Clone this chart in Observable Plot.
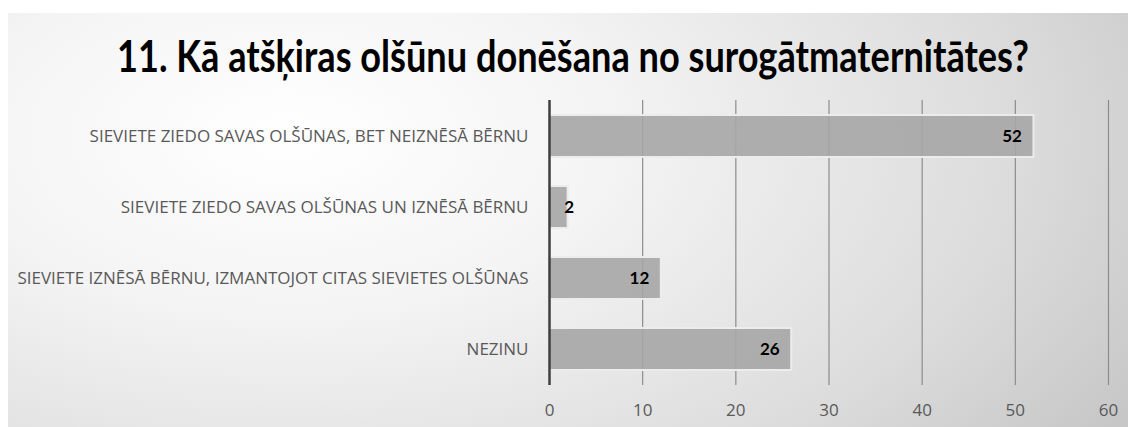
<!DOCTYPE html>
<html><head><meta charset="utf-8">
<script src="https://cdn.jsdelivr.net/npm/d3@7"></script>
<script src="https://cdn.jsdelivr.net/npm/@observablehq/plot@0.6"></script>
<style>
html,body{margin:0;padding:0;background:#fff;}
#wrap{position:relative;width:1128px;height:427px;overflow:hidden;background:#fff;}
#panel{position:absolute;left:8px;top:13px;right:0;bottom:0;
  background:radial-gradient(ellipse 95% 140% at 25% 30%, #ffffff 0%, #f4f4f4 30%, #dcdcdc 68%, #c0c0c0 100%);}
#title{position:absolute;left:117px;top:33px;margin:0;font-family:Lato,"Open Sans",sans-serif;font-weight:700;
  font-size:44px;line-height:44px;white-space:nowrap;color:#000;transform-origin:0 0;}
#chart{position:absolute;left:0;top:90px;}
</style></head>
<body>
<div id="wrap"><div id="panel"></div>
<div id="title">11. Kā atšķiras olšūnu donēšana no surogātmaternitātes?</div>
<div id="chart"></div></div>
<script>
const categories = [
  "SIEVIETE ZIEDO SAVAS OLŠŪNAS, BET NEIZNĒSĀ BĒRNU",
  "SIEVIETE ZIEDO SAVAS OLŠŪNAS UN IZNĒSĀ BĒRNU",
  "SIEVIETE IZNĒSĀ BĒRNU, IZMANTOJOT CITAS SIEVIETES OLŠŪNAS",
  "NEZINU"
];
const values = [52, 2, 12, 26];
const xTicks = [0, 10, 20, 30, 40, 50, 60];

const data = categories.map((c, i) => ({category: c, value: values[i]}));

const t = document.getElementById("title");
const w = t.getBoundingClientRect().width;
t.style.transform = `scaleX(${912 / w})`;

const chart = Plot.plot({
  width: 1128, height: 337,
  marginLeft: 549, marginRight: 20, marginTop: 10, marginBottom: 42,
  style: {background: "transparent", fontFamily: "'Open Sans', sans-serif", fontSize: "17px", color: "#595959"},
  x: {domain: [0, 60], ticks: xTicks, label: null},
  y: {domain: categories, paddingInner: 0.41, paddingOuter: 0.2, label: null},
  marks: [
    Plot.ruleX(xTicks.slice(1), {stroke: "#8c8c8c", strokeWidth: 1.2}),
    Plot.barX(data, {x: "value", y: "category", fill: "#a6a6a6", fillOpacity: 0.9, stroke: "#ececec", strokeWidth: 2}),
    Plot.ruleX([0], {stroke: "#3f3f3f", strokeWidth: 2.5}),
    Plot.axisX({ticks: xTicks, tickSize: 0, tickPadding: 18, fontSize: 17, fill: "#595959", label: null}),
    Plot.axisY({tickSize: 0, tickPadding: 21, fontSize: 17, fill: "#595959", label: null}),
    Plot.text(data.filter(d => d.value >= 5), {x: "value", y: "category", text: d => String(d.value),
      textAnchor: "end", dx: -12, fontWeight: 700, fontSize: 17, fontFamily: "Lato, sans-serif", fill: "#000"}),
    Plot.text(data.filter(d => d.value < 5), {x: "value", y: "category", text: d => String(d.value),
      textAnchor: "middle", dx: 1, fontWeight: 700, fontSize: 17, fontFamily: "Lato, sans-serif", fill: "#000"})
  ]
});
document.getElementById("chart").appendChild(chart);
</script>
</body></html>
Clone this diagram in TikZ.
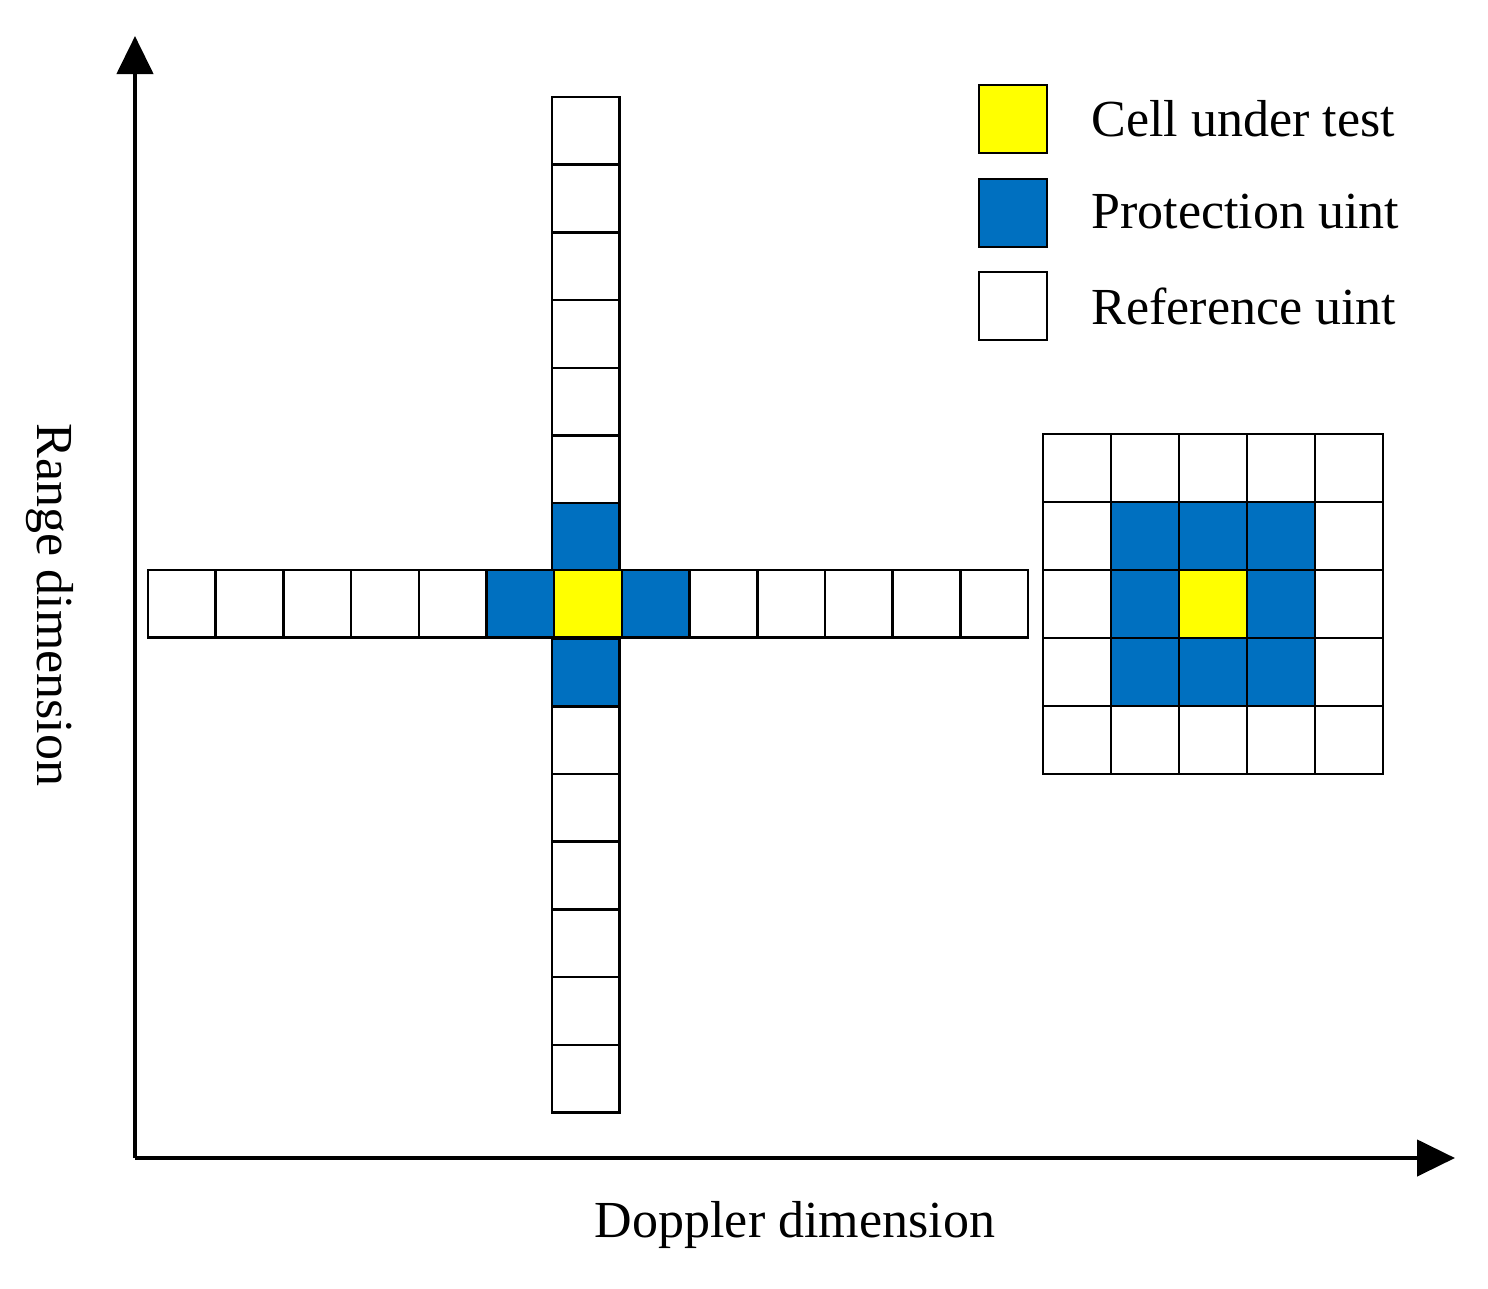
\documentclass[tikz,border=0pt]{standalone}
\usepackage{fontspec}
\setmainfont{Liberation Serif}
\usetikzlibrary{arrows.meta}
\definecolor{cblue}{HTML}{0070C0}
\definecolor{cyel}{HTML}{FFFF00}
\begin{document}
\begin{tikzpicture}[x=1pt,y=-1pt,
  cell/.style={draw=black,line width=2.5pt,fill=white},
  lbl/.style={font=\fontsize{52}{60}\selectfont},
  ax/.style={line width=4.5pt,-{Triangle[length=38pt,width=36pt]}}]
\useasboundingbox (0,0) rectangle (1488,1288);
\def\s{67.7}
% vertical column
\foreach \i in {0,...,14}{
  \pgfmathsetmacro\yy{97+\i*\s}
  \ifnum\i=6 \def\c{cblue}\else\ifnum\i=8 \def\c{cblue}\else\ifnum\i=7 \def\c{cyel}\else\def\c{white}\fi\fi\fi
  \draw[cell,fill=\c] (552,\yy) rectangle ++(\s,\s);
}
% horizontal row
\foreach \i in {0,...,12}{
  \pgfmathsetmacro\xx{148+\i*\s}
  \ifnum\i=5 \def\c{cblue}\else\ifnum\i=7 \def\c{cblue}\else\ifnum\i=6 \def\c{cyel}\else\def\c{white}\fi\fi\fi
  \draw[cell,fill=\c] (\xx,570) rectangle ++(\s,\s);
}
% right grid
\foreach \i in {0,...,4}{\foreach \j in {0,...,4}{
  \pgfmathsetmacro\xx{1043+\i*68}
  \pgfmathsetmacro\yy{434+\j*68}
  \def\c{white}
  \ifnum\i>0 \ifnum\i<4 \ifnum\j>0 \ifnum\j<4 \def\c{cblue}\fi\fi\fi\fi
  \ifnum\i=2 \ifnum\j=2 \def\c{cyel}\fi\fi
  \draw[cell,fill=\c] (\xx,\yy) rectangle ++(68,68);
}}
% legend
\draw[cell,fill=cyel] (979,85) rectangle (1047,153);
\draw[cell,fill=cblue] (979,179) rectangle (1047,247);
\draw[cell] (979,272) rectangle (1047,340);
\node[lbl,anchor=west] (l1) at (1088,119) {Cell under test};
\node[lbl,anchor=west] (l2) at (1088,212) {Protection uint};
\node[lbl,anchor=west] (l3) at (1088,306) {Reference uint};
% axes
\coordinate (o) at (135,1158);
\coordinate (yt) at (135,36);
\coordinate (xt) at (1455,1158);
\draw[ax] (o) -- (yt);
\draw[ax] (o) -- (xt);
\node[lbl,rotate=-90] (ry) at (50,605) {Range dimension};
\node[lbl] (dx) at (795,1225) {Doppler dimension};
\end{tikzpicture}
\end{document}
####
The request: Repeat each entry exactly as it appears; skip any picture.

Exercise answer:
Clone this chart in Observable Plot.
<!DOCTYPE html>
<html><head><meta charset="utf-8">
<script src="https://cdn.jsdelivr.net/npm/d3@7"></script>
<script src="https://cdn.jsdelivr.net/npm/@observablehq/plot@0.6"></script>
<style>
html,body{margin:0;padding:0;background:#fff;}
#wrap{position:relative;width:1128px;height:427px;overflow:hidden;background:#fff;}
#panel{position:absolute;left:8px;top:13px;right:0;bottom:0;
  background:radial-gradient(ellipse 95% 140% at 25% 30%, #ffffff 0%, #f4f4f4 30%, #dcdcdc 68%, #c0c0c0 100%);}
#title{position:absolute;left:117px;top:33px;margin:0;font-family:Lato,"Open Sans",sans-serif;font-weight:700;
  font-size:44px;line-height:44px;white-space:nowrap;color:#000;transform-origin:0 0;}
#chart{position:absolute;left:0;top:90px;}
</style></head>
<body>
<div id="wrap"><div id="panel"></div>
<div id="title">11. Kā atšķiras olšūnu donēšana no surogātmaternitātes?</div>
<div id="chart"></div></div>
<script>
const categories = [
  "SIEVIETE ZIEDO SAVAS OLŠŪNAS, BET NEIZNĒSĀ BĒRNU",
  "SIEVIETE ZIEDO SAVAS OLŠŪNAS UN IZNĒSĀ BĒRNU",
  "SIEVIETE IZNĒSĀ BĒRNU, IZMANTOJOT CITAS SIEVIETES OLŠŪNAS",
  "NEZINU"
];
const values = [52, 2, 12, 26];
const xTicks = [0, 10, 20, 30, 40, 50, 60];

const data = categories.map((c, i) => ({category: c, value: values[i]}));

const t = document.getElementById("title");
const w = t.getBoundingClientRect().width;
t.style.transform = `scaleX(${912 / w})`;

const chart = Plot.plot({
  width: 1128, height: 337,
  marginLeft: 549, marginRight: 20, marginTop: 10, marginBottom: 42,
  style: {background: "transparent", fontFamily: "'Open Sans', sans-serif", fontSize: "17px", color: "#595959"},
  x: {domain: [0, 60], ticks: xTicks, label: null},
  y: {domain: categories, paddingInner: 0.41, paddingOuter: 0.2, label: null},
  marks: [
    Plot.ruleX(xTicks.slice(1), {stroke: "#8c8c8c", strokeWidth: 1.2}),
    Plot.barX(data, {x: "value", y: "category", fill: "#a6a6a6", fillOpacity: 0.9, stroke: "#ececec", strokeWidth: 2}),
    Plot.ruleX([0], {stroke: "#3f3f3f", strokeWidth: 2.5}),
    Plot.axisX({ticks: xTicks, tickSize: 0, tickPadding: 18, fontSize: 17, fill: "#595959", label: null}),
    Plot.axisY({tickSize: 0, tickPadding: 21, fontSize: 17, fill: "#595959", label: null}),
    Plot.text(data.filter(d => d.value >= 5), {x: "value", y: "category", text: d => String(d.value),
      textAnchor: "end", dx: -12, fontWeight: 700, fontSize: 17, fontFamily: "Lato, sans-serif", fill: "#000"}),
    Plot.text(data.filter(d => d.value < 5), {x: "value", y: "category", text: d => String(d.value),
      textAnchor: "middle", dx: 1, fontWeight: 700, fontSize: 17, fontFamily: "Lato, sans-serif", fill: "#000"})
  ]
});
document.getElementById("chart").appendChild(chart);
</script>
</body></html>
Clone this diagram in TikZ.
\documentclass[tikz,border=0pt]{standalone}
\usepackage{fontspec}
\setmainfont{Liberation Serif}
\usetikzlibrary{arrows.meta}
\definecolor{cblue}{HTML}{0070C0}
\definecolor{cyel}{HTML}{FFFF00}
\begin{document}
\begin{tikzpicture}[x=1pt,y=-1pt,
  cell/.style={draw=black,line width=2.5pt,fill=white},
  lbl/.style={font=\fontsize{52}{60}\selectfont},
  ax/.style={line width=4.5pt,-{Triangle[length=38pt,width=36pt]}}]
\useasboundingbox (0,0) rectangle (1488,1288);
\def\s{67.7}
% vertical column
\foreach \i in {0,...,14}{
  \pgfmathsetmacro\yy{97+\i*\s}
  \ifnum\i=6 \def\c{cblue}\else\ifnum\i=8 \def\c{cblue}\else\ifnum\i=7 \def\c{cyel}\else\def\c{white}\fi\fi\fi
  \draw[cell,fill=\c] (552,\yy) rectangle ++(\s,\s);
}
% horizontal row
\foreach \i in {0,...,12}{
  \pgfmathsetmacro\xx{148+\i*\s}
  \ifnum\i=5 \def\c{cblue}\else\ifnum\i=7 \def\c{cblue}\else\ifnum\i=6 \def\c{cyel}\else\def\c{white}\fi\fi\fi
  \draw[cell,fill=\c] (\xx,570) rectangle ++(\s,\s);
}
% right grid
\foreach \i in {0,...,4}{\foreach \j in {0,...,4}{
  \pgfmathsetmacro\xx{1043+\i*68}
  \pgfmathsetmacro\yy{434+\j*68}
  \def\c{white}
  \ifnum\i>0 \ifnum\i<4 \ifnum\j>0 \ifnum\j<4 \def\c{cblue}\fi\fi\fi\fi
  \ifnum\i=2 \ifnum\j=2 \def\c{cyel}\fi\fi
  \draw[cell,fill=\c] (\xx,\yy) rectangle ++(68,68);
}}
% legend
\draw[cell,fill=cyel] (979,85) rectangle (1047,153);
\draw[cell,fill=cblue] (979,179) rectangle (1047,247);
\draw[cell] (979,272) rectangle (1047,340);
\node[lbl,anchor=west] (l1) at (1088,119) {Cell under test};
\node[lbl,anchor=west] (l2) at (1088,212) {Protection uint};
\node[lbl,anchor=west] (l3) at (1088,306) {Reference uint};
% axes
\coordinate (o) at (135,1158);
\coordinate (yt) at (135,36);
\coordinate (xt) at (1455,1158);
\draw[ax] (o) -- (yt);
\draw[ax] (o) -- (xt);
\node[lbl,rotate=-90] (ry) at (50,605) {Range dimension};
\node[lbl] (dx) at (795,1225) {Doppler dimension};
\end{tikzpicture}
\end{document}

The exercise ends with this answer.